It’s an old story. Person with an expertise meets person with another expertise. Cue the orchestra’s string section.
Edison Electric Light Co. was born out of the partnership between Thomas Edison and J.P. Morgan. Sergey Brin’s interest in data mining and Larry Page’s interest in ranking the value of information bore Google. Jim Henson had the puppets, Joan Ganz Cooney had the television network and we got Sesame Street.
It’s a story we all know. But let’s talk about how partnerships, specifically between open innovation and tech transfer, can work for you.
Here’s Fuentek senior tech transfer consultant Dr. Nannette Stangle-Castor’s pitch for the marriage of open innovation and tech transfer: “I truly believe it is through the combining of diverse interests and capabilities that meaningful innovations are developed and important impacts can occur.”
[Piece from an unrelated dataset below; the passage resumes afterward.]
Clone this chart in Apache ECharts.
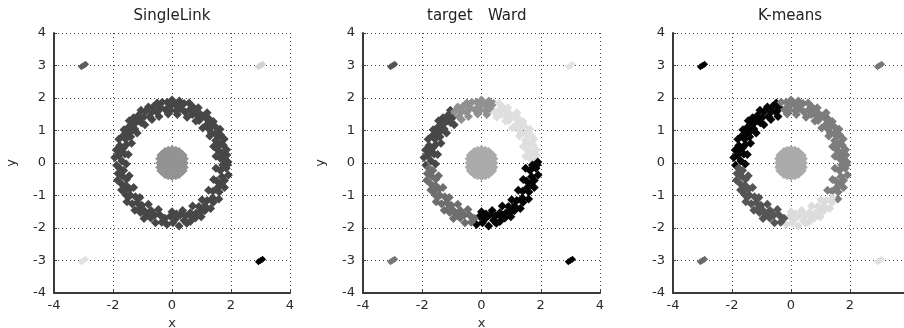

Tim Minshall at the Open Innovation Blog makes a similar argument: “Bringing together start-ups and established firms in mutually beneficial partnerships seems an obvious solution.”
But both warn that successful partnerships aren’t always easy. Here are some strategies to maximize your success at building effective relationships:
Be selective. If you do decide that investing in a partnership is right for your organization, you must then decide where to invest. Everyone’s resources are limited, especially in today’s environment. That means you need to be selective in the partnerships you pursue.
Think long-term. Stangle-Castor offers this proposition: Would you rather invest in a “partnership with a quick, sizable payoff but then is done in 6 months with little potential for follow-on work,” or would you rather pursue a “deal whose near-term impact is small but where the value of the partnership will grow over time?”
Make a realistic assessment. If you’re on the start-up side, assess the readiness of your technology – realistically. Identify tasks and costs associated with production. This assessment will be key in the pursuit of partnerships, as well as the efficient management of those partnerships.
Create a roadmap. Start-ups often want to pursue multiple applications of its technology. Because of this, the start-up should map out those applications and the needed resources, and the established organization should map its capabilities and needs.
Start small. It may be useful for both the start-up and the large firm to work on a small-scale project first. This lets both sides learn how the other operates, allowing for a more productive partnership down the road.
Stay in touch. Keep continual contact; don’t wait until there’s a problem. The large firm should be sure to keep the start-up informed. And the start-up should make sure to attend relevant internal meetings.
It’s not magic. Open innovation, like everything else, is a decision. Stangle-Castor gives this advice: Think about “when to in-license and when your own technology is the best starting point, when to collaborate and when to go it alone, when to use a tool like crowdsourcing and when a more active approach to finding tech solutions is warranted.”
0 thoughts on “Open Innovation and Tech Transfer: A Love Story”
The question I have is about the concept of trying to commercialize ideas in a collaborative environment, where the inventors are collaborating on something that could be useful and commercially viable. If they have any self-interest at all in the creation of their concept – which most entrepreneurs I represent do; they want to something of value at the end of the day – so there is likely a reason for a pre-venture agreement outlining the collaborators’ rights in the IP they are contributing and developing.
If people are going to get together and use each other’s ideas and skills to develop something that’s eventually going to be a jointly-owned venture, they need to clearly say in a pre-venture agreement what rights will be owned by the collaborators and what rights are going to be owned by the venture company. And if they end up needing financing, the venture investors or angel investors are going to want to see this pre-venture agreement – typically with all developed IP owned by the company seeking funding. These rights are sometimes opposed to the benefits of open innovation. If you’re talking about who owns what at this early stage, it sometimes defuses the open nature of the innovation.